Last summer, by far the shittiest summer I'd had in quite some time, I attended a Yankee game in the Bronx with a buddy. After the game, we hit Stan's. In Stan's I found a poster, this spot-on New York poster, which gave me a little perspective and hope. After a litany of bad news, the poster reminds the reader that, "We have the Yankees" and features a picture of Mariano Rivera on the mound.

On days like today, days when Rivera is not in the bullpen, but on his way to the disabled list with a torn ACL and, quite possibly, the end of his freakishly consistent and superb career, it's easy to say, "No, we had Rivera." Say what you will about Derek Jeter's intangibles and the Core Four, without Rivera do the Yankees achieve the success they have since '96? It can be argued that Rivera was the difference maker; the one player who set the Yankees apart from all the rest. The Yankees could play nine innings: With Mo, the opposition could only play seven, especially in October, 14 out of the last 15 Octobers.

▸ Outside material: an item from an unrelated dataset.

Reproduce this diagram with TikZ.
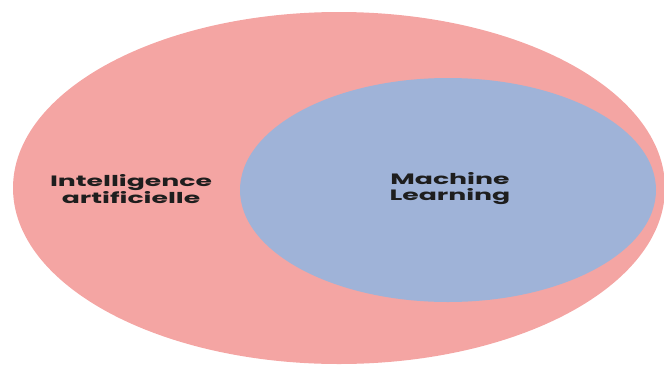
\documentclass[tikz,border=0pt]{standalone}
\usepackage{fontspec}
\setmainfont{Poppins}
\newfontfamily\labelfont[FakeStretch=1.78]{Poppins}
\usetikzlibrary{shapes.geometric}
\definecolor{aipink}{HTML}{F4A5A3}
\definecolor{mlblue}{HTML}{9FB3D8}
\definecolor{labelink}{HTML}{1E1E1E}
\tikzset{
  setshape/.style={ellipse, draw=none, inner sep=0pt},
  setlabel/.style={font=\labelfont\bfseries\fontsize{15}{16}\selectfont, text=labelink, align=center, inner sep=0pt}
}
\begin{document}
\begin{tikzpicture}[x=1pt, y=-1pt]
  \useasboundingbox (0,0) rectangle (664,365);
  % outer set: artificial intelligence
  \node[setshape, fill=aipink, minimum width=652pt, minimum height=352pt] (ai) at (339,188) {};
  % inner set: machine learning
  \node[setshape, fill=mlblue, minimum width=416pt, minimum height=224pt] (ml) at (448,190) {};
  \node[setlabel] (ailabel) at (131,189) {Intelligence\\artificielle};
  \node[setlabel] (mllabel) at (450,189) {Machine\\Learning};
\end{tikzpicture}
\end{document}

I take solace in baseball because like daily life there is far more failure than success. Hell, the best hitters of all-time, the guys in the Hall of Fame, failed 70% of the time. With that in mind, Rivera's success provided solace against all the failure: Batters failed against him 79% of the time (.210 BAA). Watching Mo pitch was like watching a beautiful aberration. His skill, his talent and his performance never diminished. Clocks stopped. Entropy receded.

In the summer of 2009 when the Yankees hosted the All-Star Game in the new Yankee Stadium, another ad ran in the subways. It ran horizontally and was broken into seven or eight square blocks each block depicting a different iconic part of the city. The line? One I'd never heard before, not even between fans, but which rang truer than any I'd ever heard describe Rivera: "The closer in a city of closers." Poetry, just like the way he pitched.

All the broken bats on a pitch everyone knew was coming. Go ahead. Hit it. Mo fooled no one and everyone. He even sent bat makers back to the drawing board. And to those few that did hit Mo's cutter? Congratulations. We tip our cap. You beat our best. You lucky fuck.

Of course, the "No, we had Rivera" reaction is just that. Complete knee jerk. Do I think he'll pitch again? Yes, I do. Will it be in a real game? Hey, it's Mo, so you never know. If nothing else he'll pitch on Old Timers' Day; that great Yankee tradition of local baseball immortality; that annual Thank You from fans to former players and former players to fans each for remembering the other. Some day. He may even jog in from playing centerfield like he always wanted to.

Till then, the poster's right: We have the Yankees.